-- start of Records provided --

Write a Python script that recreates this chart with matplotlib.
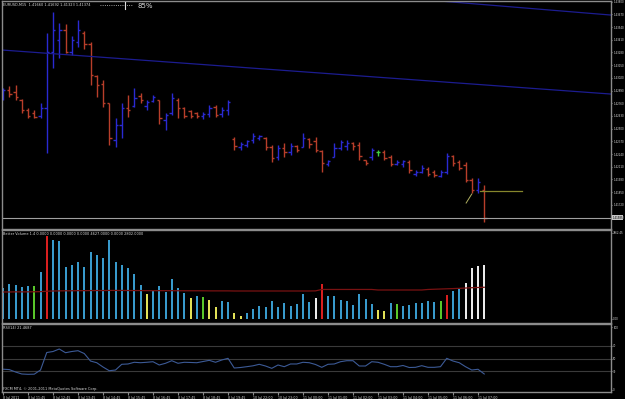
import numpy as np
import matplotlib.pyplot as plt
from matplotlib.lines import Line2D

# EURUSD M15 bars (open / high / low / close)
opens = [1.42813, 1.42895, 1.42875, 1.42793, 1.42691, 1.42660, 1.42629, 1.42711, 1.43285, 1.43407,
         1.43510, 1.43285, 1.43387, 1.43479, 1.43366, 1.43039, 1.42957, 1.42762, 1.42383, 1.42537,
         1.42711, 1.42732, 1.42834, 1.42732, 1.42783, 1.42793, 1.42588, 1.42660, 1.42793, 1.42711,
         1.42680, 1.42660, 1.42629, 1.42650, 1.42721, 1.42650, 1.42691, 1.42394, 1.42312, 1.42332,
         1.42383, 1.42404, 1.42404, 1.42312, 1.42209, 1.42302, 1.42261, 1.42322, 1.42312, 1.42394,
         1.42373, 1.42271, 1.42138, 1.42209, 1.42302, 1.42322, 1.42353, 1.42332, 1.42179, 1.42209,
         1.42261, 1.42261, 1.42209, 1.42138, 1.42138, 1.42158, 1.42035, 1.42056, 1.42086, 1.42056,
         1.42015, 1.42056, 1.42220, 1.42158, 1.42127, 1.41974, 1.41871, 1.41871]
highs = [1.42916, 1.42936, 1.42947, 1.42803, 1.42711, 1.42691, 1.42762, 1.43479, 1.43694, 1.43581,
         1.43571, 1.43448, 1.43612, 1.43499, 1.43387, 1.43049, 1.42998, 1.42762, 1.42609, 1.42762,
         1.42844, 1.42916, 1.42865, 1.42793, 1.42844, 1.42793, 1.42660, 1.42865, 1.42813, 1.42721,
         1.42691, 1.42670, 1.42670, 1.42742, 1.42742, 1.42721, 1.42793, 1.42414, 1.42363, 1.42383,
         1.42455, 1.42435, 1.42414, 1.42332, 1.42332, 1.42353, 1.42353, 1.42332, 1.42455, 1.42404,
         1.42414, 1.42281, 1.42179, 1.42353, 1.42383, 1.42383, 1.42363, 1.42363, 1.42179, 1.42302,
         1.42281, 1.42281, 1.42230, 1.42179, 1.42179, 1.42179, 1.42076, 1.42127, 1.42107, 1.42076,
         1.42076, 1.42250, 1.42230, 1.42179, 1.42158, 1.41994, 1.41994, 1.41923]
lows = [1.42793, 1.42824, 1.42793, 1.42660, 1.42609, 1.42609, 1.42609, 1.42250, 1.43121, 1.43223,
        1.43274, 1.43254, 1.43336, 1.43315, 1.42947, 1.42824, 1.42721, 1.42332, 1.42312, 1.42404,
        1.42619, 1.42721, 1.42762, 1.42691, 1.42773, 1.42547, 1.42486, 1.42639, 1.42609, 1.42609,
        1.42609, 1.42609, 1.42598, 1.42619, 1.42619, 1.42619, 1.42639, 1.42281, 1.42281, 1.42312,
        1.42353, 1.42383, 1.42281, 1.42158, 1.42179, 1.42209, 1.42230, 1.42261, 1.42312, 1.42302,
        1.42261, 1.42056, 1.42117, 1.42209, 1.42281, 1.42281, 1.42281, 1.42179, 1.42127, 1.42179,
        1.42220, 1.42179, 1.42117, 1.42127, 1.42107, 1.42045, 1.42015, 1.42045, 1.42015, 1.42005,
        1.42005, 1.42035, 1.42117, 1.42076, 1.41953, 1.41841, 1.41841, 1.41544]
closes = [1.42895, 1.42854, 1.42824, 1.42691, 1.42629, 1.42619, 1.42711, 1.43285, 1.43510, 1.43510,
          1.43285, 1.43407, 1.43510, 1.43366, 1.43049, 1.42947, 1.42762, 1.42404, 1.42537, 1.42711,
          1.42691, 1.42813, 1.42793, 1.42773, 1.42824, 1.42609, 1.42639, 1.42813, 1.42711, 1.42629,
          1.42629, 1.42629, 1.42650, 1.42711, 1.42639, 1.42691, 1.42773, 1.42322, 1.42342, 1.42373,
          1.42424, 1.42424, 1.42312, 1.42199, 1.42302, 1.42261, 1.42322, 1.42281, 1.42404, 1.42342,
          1.42281, 1.42148, 1.42168, 1.42302, 1.42363, 1.42353, 1.42322, 1.42220, 1.42148, 1.42281,
          1.42261, 1.42199, 1.42138, 1.42158, 1.42168, 1.42076, 1.42056, 1.42097, 1.42035, 1.42025,
          1.42056, 1.42220, 1.42148, 1.42097, 1.41974, 1.41871, 1.41953, 1.41585]

# trend lines drawn on the chart (bar index, price)
chan_low_x = [-0.16, 97.28]
chan_low_y = [1.43305, 1.42854]
chan_high_x = [60, 97.28]
chan_high_y = [1.43859, 1.43663]
order_x = [76.3, 83.0]
order_y = [1.41861, 1.41861]
fib_x = [74.1, 75.0]
fib_y = [1.41738, 1.41830]

# Better Volume
volume = [2861, 3199, 3080, 2897, 3016, 3016, 4323, 7586, 7221, 7157,
          4780, 4908, 5237, 4753, 6151, 5850, 5603, 7221, 5237, 4936,
          4689, 4086, 3108, 2258, 2587, 2989, 2495, 3656, 2861, 2376,
          1892, 2102, 2038, 1709, 1124, 1645, 1526, 576, 302, 521,
          914, 1216, 1124, 1645, 1124, 1435, 1188, 1371, 2258, 1581,
          1947, 3172, 2102, 2130, 1737, 1673, 1280, 2285, 1828, 1398,
          823, 731, 1435, 1371, 1216, 1280, 1435, 1490, 1645, 1581,
          1645, 2194, 2587, 2715, 3263, 4689, 4872, 4936]
vol_type = ['n', 'n', 'n', 'n', 'n', 'churn', 'n', 'climax', 'n', 'n',
            'n', 'n', 'n', 'n', 'n', 'n', 'n', 'n', 'n', 'n',
            'n', 'n', 'n', 'low', 'n', 'n', 'n', 'n', 'n', 'n',
            'low', 'n', 'churn', 'low', 'low', 'n', 'n', 'low', 'low', 'n',
            'n', 'n', 'n', 'n', 'n', 'n', 'n', 'n', 'n', 'n',
            'climax_dn', 'climax', 'n', 'n', 'n', 'n', 'n', 'n', 'n', 'n',
            'low', 'low', 'n', 'churn', 'n', 'n', 'n', 'n', 'n', 'n',
            'churn', 'climax', 'n', 'n', 'climax_dn', 'climax_dn', 'climax_dn', 'climax_dn']
vol_ma = [2470, 2470, 2480, 2480, 2480, 2490, 2500, 2540, 2560, 2570,
          2580, 2580, 2590, 2590, 2600, 2600, 2600, 2610, 2610, 2610,
          2600, 2600, 2600, 2590, 2590, 2590, 2590, 2590, 2580, 2580,
          2580, 2580, 2580, 2570, 2570, 2570, 2570, 2560, 2560, 2560,
          2560, 2560, 2560, 2560, 2560, 2560, 2560, 2560, 2560, 2560,
          2570, 2700, 2700, 2700, 2700, 2700, 2700, 2700, 2700, 2700,
          2650, 2650, 2650, 2650, 2650, 2650, 2650, 2650, 2700, 2720,
          2740, 2760, 2780, 2800, 2830, 2860, 2880, 2900]

# RSI(14)
rsi = [33.0, 32.4, 28.6, 25.4, 24.9, 25.1, 31.7, 59.5, 61.1, 65.1,
       59.2, 61.1, 62.4, 57.9, 46.0, 43.3, 36.5, 30.6, 31.7, 40.8,
       41.3, 44.0, 43.3, 44.0, 44.9, 39.7, 42.4, 46.5, 42.4, 44.0,
       43.7, 43.3, 45.2, 47.1, 44.0, 47.6, 50.3, 34.9, 35.7, 37.0,
       38.4, 40.8, 38.1, 34.4, 39.7, 37.0, 41.3, 41.3, 44.0, 43.3,
       40.5, 36.0, 40.8, 41.3, 44.9, 46.5, 46.5, 38.1, 38.1, 44.9,
       44.0, 40.8, 37.0, 37.0, 38.9, 35.7, 36.0, 38.6, 36.0, 36.0,
       37.0, 50.3, 46.0, 43.3, 37.0, 31.7, 32.9, 25.4]
rsi_levels = [70, 50, 30]

time_labels = ['8 Jul 2011', '8 Jul 11:45', '8 Jul 12:45', '8 Jul 13:45', '8 Jul 14:45',
               '8 Jul 15:45', '8 Jul 16:45', '8 Jul 17:45', '8 Jul 18:45', '8 Jul 19:45',
               '10 Jul 22:00', '10 Jul 23:00', '11 Jul 00:00', '11 Jul 01:00', '11 Jul 02:00',
               '11 Jul 03:00', '11 Jul 04:00', '11 Jul 05:00', '11 Jul 06:00', '11 Jul 07:00']

W, H = 625, 399
GRID = '#8c8c8c'
TXT = '#dcdcdc'
vol_colors = {'n': '#3a9fd2', 'low': '#e8e85a', 'climax': '#e02020',
              'climax_dn': '#f2f2f2', 'churn': '#5ccc2c'}

fig = plt.figure(figsize=(W / 100, H / 100), dpi=100, facecolor='black')


def panel(top, bottom):
    ax = fig.add_axes([2 / W, 1 - bottom / H, 609 / W, (bottom - top) / H], facecolor='black')
    for s in ax.spines.values():
        s.set_color(GRID)
        s.set_linewidth(1.0)
    ax.set_xlim(-0.16, 97.28)
    ax.yaxis.tick_right()
    ax.tick_params(axis='y', colors=GRID, labelcolor=TXT, labelsize=1.9, length=1, pad=0.6)
    ax.tick_params(axis='x', bottom=False, labelbottom=False)
    return ax


x = np.arange(len(opens))

# ---- price panel ----
ax = panel(1, 229)
bar_col = ['#2a2ad2' if c > o else '#b83e2a' if c < o else '#40d040' for o, c in zip(opens, closes)]
ax.vlines(x, lows, highs, colors=bar_col, lw=1.0)
ax.hlines(opens, x - 0.38, x, colors=bar_col, lw=1.0)
ax.hlines(closes, x, x + 0.38, colors=bar_col, lw=1.0)
ax.plot(chan_low_x, chan_low_y, color='#1c1c90', lw=0.9)
ax.plot(chan_high_x, chan_high_y, color='#1c1c90', lw=0.9)
ax.plot(order_x, order_y, color='#86862c', lw=0.9)
ax.plot(fib_x, fib_y, color='#b0b060', lw=0.7)
ax.axhline(closes[-1], color='#a0a0a0', lw=0.8)
ax.set_ylim(1.41472, 1.43807)
pticks = [1.43800 - 0.0013 * k for k in range(18)]
ax.set_yticks(pticks)
ax.set_yticklabels([f'{p:.5f}' for p in pticks])
ax.text(1.002, closes[-1], f'{closes[-1]:.5f}', transform=ax.get_yaxis_transform(),
        fontsize=1.9, color='black', va='center', ha='left',
        bbox=dict(boxstyle='square,pad=0.2', fc='#c8c8c8', ec='none'))

# ---- volume panel ----
axv = panel(230, 323)
axv.vlines(x, 0, volume, colors=[vol_colors[t] for t in vol_type], lw=1.4)
axv.plot(x, vol_ma, color='#7a1212', lw=0.9)
axv.set_ylim(-366, 8135)
axv.set_yticks([7862.45, 0])
axv.set_yticklabels(['7862.45', '0.00'])

# ---- RSI panel ----
axr = panel(324, 392)
for lv in rsi_levels:
    axr.axhline(lv, color='#3a3a3a', lw=0.8)
axr.plot(x, rsi, color='#3c5a96', lw=0.8)
axr.set_ylim(-3.2, 104.8)
axr.set_yticks([100, 70, 50, 30, 0])
axr.set_yticklabels(['100', '70', '50', '30', '0'])
axr.set_xticks(np.arange(0, 4 * len(time_labels), 4))
axr.set_xticklabels(time_labels)
axr.tick_params(axis='x', bottom=True, labelbottom=True, colors=GRID, labelcolor=TXT,
                labelsize=2.3, length=2, pad=1)
for lbl in axr.get_xticklabels():
    lbl.set_ha('left')

# ---- overlay texts ----
def ftext(px, py, s, size=2.5, **kw):
    fig.text(px / W, 1 - py / H, s, fontsize=size, color=TXT, va='center', ha='left', **kw)


ftext(3, 5, 'EURUSD,M15  1.41660 1.41692 1.41323 1.41374')
ftext(137, 6, '85%', size=5)
fig.add_artist(Line2D([100 / W, 132 / W], [1 - 5 / H, 1 - 5 / H], color='#d0d0d0', lw=0.6, ls=':'))
fig.add_artist(Line2D([125 / W, 125 / W], [1 - 2 / H, 1 - 9 / H], color='#e0e0e0', lw=0.8))
ftext(3, 234, 'Better Volume 1.4 0.0000 0.0000 0.0000 0.0000 4627.0000 0.0000 2802.0000')
ftext(3, 328, 'RSI(14) 21.4687')
ftext(3, 389, 'FXCM MT4, \u00a9 2001-2011 MetaQuotes Software Corp.')

fig.savefig('out.png', dpi=100, facecolor='black')
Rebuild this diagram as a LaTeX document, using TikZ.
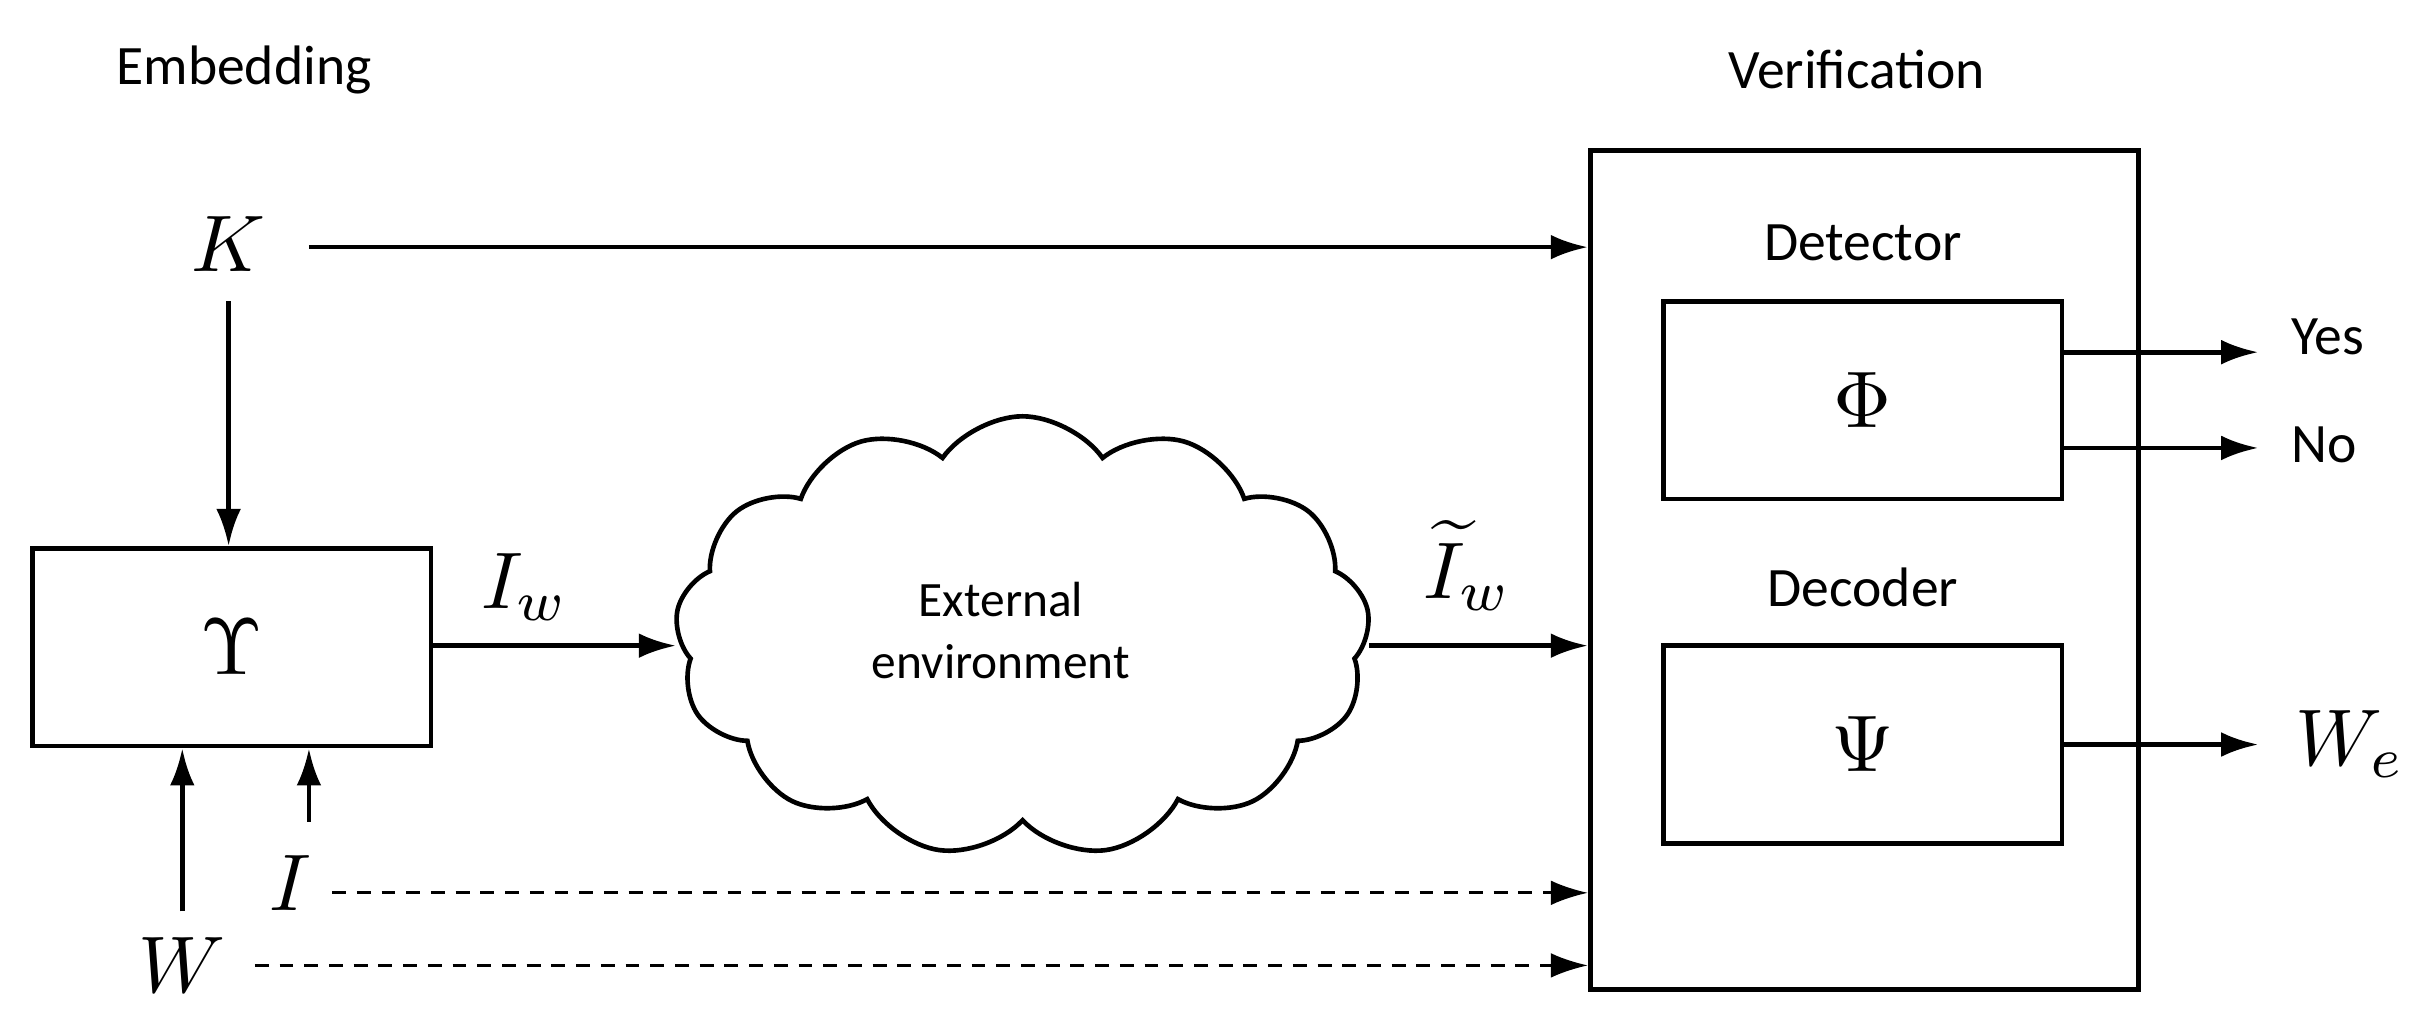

-- end of Records provided --

What is being asked - With all pictures left out, please transcribe exactly the lines from the start of the material through the line with "from matplotlib.lines import Line2D".

Written reply -
Write a Python script that recreates this chart with matplotlib.
import numpy as np
import matplotlib.pyplot as plt
from matplotlib.lines import Line2D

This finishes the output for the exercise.